Für die wohlhabenderen und gebildeteren Wähler in den USA und Europa, die von offenen Grenzen, billigen eingewanderten Arbeitskräften, der Informationstechnologie und einer breiten Palette kultureller Einflüsse profitieren, nimmt sich die heutige Welt weniger furchteinflößend aus. Genauso haben Einwanderer und ethnische Minderheiten, die ihr Leben verbessern wollen, kein Interesse daran, einer populistischen Rebellion beizutreten, die sich vor allem gegen sie selbst richtet, und werden daher für Clinton stimmen.

Trump muss sich auf die unzufriedenen weißen Amerikaner stützen, die das Gefühl haben, abgehängt zu werden. Die Tatsache, dass ausreichend viele unzufriedene Menschen so empfinden und einen derart ungeeigneten Präsidentschaftskandidaten tragen, ist eine Anklage gegen die US-Gesellschaft. Dies hat etwas mit Bildung zu tun – nicht, weil gebildete Menschen gegen Demagogie immun wären, sondern weil ein kaputtes Bildungssystem zu viele Menschen benachteiligt.

In der Vergangenheit gab es ausreichend Arbeitsplätze in der Industrie, sodass sich die weniger gebildeten Wähler einen angemessenen Lebensunterhalt verdienen konnten. Heute, wo diese Arbeitsplätze in den postindustriellen Gesellschaften verschwinden, haben zu viele Menschen das Gefühl, nichts mehr zu verlieren zu haben.
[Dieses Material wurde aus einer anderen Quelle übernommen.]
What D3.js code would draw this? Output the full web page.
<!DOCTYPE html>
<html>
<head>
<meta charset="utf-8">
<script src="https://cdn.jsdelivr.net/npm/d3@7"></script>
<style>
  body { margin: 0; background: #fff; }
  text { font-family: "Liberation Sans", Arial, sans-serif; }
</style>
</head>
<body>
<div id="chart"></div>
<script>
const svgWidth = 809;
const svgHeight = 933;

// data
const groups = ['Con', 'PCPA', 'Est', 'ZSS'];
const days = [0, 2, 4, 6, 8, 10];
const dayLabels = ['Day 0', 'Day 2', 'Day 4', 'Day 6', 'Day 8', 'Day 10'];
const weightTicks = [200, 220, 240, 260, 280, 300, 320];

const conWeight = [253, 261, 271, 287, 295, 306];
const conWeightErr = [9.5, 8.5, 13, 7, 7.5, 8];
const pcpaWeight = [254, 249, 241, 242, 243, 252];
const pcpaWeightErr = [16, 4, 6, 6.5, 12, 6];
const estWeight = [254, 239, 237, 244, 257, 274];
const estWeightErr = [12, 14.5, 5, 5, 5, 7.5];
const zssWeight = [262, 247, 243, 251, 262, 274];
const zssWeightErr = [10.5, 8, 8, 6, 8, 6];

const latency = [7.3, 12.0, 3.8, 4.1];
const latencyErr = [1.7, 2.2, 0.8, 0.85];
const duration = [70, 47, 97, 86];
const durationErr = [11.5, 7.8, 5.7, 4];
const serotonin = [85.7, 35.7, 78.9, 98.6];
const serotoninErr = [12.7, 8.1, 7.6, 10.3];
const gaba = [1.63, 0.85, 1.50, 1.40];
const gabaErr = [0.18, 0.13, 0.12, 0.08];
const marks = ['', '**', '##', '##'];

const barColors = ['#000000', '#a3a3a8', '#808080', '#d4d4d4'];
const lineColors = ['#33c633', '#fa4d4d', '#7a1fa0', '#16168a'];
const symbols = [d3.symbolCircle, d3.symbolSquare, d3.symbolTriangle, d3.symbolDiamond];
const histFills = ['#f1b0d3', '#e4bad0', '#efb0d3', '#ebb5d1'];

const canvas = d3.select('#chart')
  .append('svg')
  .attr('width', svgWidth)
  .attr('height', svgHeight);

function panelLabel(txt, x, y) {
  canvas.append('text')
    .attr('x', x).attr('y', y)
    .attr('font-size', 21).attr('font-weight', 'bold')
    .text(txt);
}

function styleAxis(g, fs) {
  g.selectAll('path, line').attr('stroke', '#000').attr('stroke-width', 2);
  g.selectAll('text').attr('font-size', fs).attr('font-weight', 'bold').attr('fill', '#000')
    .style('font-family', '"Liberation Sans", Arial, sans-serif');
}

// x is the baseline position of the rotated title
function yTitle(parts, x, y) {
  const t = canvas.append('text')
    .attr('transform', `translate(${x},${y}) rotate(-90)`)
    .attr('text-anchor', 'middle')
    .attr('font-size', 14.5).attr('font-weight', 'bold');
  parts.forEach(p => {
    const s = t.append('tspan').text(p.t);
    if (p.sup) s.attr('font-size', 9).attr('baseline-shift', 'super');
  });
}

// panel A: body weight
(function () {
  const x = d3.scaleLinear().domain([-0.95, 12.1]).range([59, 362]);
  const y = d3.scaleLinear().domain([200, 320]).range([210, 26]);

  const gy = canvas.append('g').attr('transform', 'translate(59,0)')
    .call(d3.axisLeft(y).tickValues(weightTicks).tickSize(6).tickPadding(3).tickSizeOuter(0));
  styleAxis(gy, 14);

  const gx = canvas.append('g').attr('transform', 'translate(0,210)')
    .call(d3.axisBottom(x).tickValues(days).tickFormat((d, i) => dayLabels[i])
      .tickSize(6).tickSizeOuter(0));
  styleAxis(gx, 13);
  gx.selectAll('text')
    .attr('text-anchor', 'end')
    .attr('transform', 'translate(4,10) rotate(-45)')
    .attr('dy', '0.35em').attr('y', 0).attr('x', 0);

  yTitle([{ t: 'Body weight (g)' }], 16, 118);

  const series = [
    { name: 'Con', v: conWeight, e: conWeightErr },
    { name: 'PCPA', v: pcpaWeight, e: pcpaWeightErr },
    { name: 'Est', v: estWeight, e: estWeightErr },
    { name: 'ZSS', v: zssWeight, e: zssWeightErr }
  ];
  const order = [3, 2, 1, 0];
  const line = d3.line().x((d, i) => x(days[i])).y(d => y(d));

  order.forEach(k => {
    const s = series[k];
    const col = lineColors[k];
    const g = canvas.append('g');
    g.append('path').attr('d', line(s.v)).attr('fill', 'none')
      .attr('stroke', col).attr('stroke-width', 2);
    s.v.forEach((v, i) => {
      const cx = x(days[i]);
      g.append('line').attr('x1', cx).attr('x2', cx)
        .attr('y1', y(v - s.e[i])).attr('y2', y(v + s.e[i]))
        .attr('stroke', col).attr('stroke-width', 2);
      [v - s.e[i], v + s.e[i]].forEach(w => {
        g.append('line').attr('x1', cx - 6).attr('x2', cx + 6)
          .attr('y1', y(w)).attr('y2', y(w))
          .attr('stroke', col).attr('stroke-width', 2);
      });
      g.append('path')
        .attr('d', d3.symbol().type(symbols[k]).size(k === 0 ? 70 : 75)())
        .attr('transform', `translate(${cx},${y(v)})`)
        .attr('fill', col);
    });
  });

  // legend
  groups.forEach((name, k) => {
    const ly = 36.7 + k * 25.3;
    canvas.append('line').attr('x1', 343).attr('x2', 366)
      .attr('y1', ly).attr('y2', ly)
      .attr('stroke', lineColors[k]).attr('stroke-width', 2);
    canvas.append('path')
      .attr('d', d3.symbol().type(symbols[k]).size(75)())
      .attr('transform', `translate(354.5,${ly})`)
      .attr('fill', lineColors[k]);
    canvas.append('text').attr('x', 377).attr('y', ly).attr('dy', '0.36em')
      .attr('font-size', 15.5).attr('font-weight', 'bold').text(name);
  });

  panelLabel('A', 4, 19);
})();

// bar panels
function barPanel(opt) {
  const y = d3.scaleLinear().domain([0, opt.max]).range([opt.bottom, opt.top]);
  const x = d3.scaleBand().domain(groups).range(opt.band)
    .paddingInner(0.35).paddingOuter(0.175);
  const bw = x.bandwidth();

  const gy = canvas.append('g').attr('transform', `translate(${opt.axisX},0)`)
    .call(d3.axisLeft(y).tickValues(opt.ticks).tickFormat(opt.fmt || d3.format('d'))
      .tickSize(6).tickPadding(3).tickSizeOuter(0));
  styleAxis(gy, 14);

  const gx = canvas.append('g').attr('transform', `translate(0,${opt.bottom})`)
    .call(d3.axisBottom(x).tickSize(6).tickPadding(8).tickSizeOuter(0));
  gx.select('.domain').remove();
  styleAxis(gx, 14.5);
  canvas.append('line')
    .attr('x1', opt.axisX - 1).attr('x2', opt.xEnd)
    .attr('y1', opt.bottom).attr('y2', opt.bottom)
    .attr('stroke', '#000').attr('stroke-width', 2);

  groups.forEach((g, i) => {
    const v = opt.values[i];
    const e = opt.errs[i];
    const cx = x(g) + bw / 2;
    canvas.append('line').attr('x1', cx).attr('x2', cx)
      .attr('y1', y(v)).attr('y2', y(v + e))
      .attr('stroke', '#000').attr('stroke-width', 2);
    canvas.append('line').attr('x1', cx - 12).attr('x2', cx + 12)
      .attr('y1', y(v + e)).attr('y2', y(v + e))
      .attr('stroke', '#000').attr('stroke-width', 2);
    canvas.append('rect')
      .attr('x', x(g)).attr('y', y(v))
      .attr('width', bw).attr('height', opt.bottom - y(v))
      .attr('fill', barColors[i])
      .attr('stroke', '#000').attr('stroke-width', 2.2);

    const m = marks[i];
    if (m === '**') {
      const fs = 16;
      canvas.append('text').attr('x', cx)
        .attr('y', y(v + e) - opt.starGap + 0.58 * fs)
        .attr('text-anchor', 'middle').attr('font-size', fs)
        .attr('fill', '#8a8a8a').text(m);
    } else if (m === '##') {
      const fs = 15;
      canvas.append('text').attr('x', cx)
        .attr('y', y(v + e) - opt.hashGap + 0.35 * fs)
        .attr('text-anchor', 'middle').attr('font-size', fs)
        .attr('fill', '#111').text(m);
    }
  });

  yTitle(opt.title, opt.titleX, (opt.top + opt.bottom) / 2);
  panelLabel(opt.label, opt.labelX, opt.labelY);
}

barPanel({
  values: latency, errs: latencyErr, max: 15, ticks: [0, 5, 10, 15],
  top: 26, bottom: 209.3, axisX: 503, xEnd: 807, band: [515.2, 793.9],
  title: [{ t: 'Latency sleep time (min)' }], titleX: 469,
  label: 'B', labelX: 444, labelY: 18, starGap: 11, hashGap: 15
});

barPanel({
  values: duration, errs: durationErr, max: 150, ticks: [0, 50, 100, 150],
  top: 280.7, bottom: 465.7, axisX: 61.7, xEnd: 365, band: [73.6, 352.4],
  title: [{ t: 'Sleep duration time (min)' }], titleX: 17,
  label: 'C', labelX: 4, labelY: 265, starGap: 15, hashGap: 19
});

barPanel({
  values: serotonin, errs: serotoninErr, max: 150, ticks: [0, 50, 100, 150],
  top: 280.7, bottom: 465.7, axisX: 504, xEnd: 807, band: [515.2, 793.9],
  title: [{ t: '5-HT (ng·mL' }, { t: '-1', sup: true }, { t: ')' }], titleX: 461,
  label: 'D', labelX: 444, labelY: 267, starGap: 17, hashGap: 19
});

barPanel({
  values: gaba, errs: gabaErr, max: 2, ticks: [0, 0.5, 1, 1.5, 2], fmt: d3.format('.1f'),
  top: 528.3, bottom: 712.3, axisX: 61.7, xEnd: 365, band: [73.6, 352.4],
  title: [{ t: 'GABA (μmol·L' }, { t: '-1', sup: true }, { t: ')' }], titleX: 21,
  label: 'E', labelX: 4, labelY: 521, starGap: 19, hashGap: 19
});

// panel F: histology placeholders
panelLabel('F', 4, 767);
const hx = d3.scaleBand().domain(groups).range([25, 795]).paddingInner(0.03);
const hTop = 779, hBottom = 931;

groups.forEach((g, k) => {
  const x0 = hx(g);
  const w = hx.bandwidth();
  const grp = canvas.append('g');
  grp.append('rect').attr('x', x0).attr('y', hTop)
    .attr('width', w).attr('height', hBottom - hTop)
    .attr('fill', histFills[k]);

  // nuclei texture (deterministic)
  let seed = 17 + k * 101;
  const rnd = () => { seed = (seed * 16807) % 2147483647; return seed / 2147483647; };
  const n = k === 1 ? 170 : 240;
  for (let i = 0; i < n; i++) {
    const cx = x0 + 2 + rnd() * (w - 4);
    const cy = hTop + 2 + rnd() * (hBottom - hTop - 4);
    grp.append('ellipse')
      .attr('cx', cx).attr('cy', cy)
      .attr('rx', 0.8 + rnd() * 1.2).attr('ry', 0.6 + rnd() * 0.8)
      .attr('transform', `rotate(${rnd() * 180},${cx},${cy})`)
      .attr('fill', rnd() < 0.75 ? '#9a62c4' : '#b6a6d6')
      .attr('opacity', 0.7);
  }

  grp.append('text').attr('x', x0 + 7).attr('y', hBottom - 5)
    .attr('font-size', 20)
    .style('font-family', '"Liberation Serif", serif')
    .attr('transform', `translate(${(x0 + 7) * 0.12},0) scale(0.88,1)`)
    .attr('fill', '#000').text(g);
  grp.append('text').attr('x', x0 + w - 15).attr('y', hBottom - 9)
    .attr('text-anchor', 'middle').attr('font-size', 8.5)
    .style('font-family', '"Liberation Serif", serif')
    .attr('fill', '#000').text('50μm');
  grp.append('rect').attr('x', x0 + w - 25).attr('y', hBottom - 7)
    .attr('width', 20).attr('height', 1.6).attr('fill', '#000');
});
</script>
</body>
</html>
Dies ist in vielen Ländern so, aber es ist in den USA von größerer Bedeutung, denn wenn hier ein bigotter Demagoge ins höchste Amt gewählt würde, würde dies nicht nur den USA selbst, sondern allen Ländern, die versuchen, in einer immer gefährlicheren Welt an ihren Freiheiten festzuhalten, großen Schaden zufügen.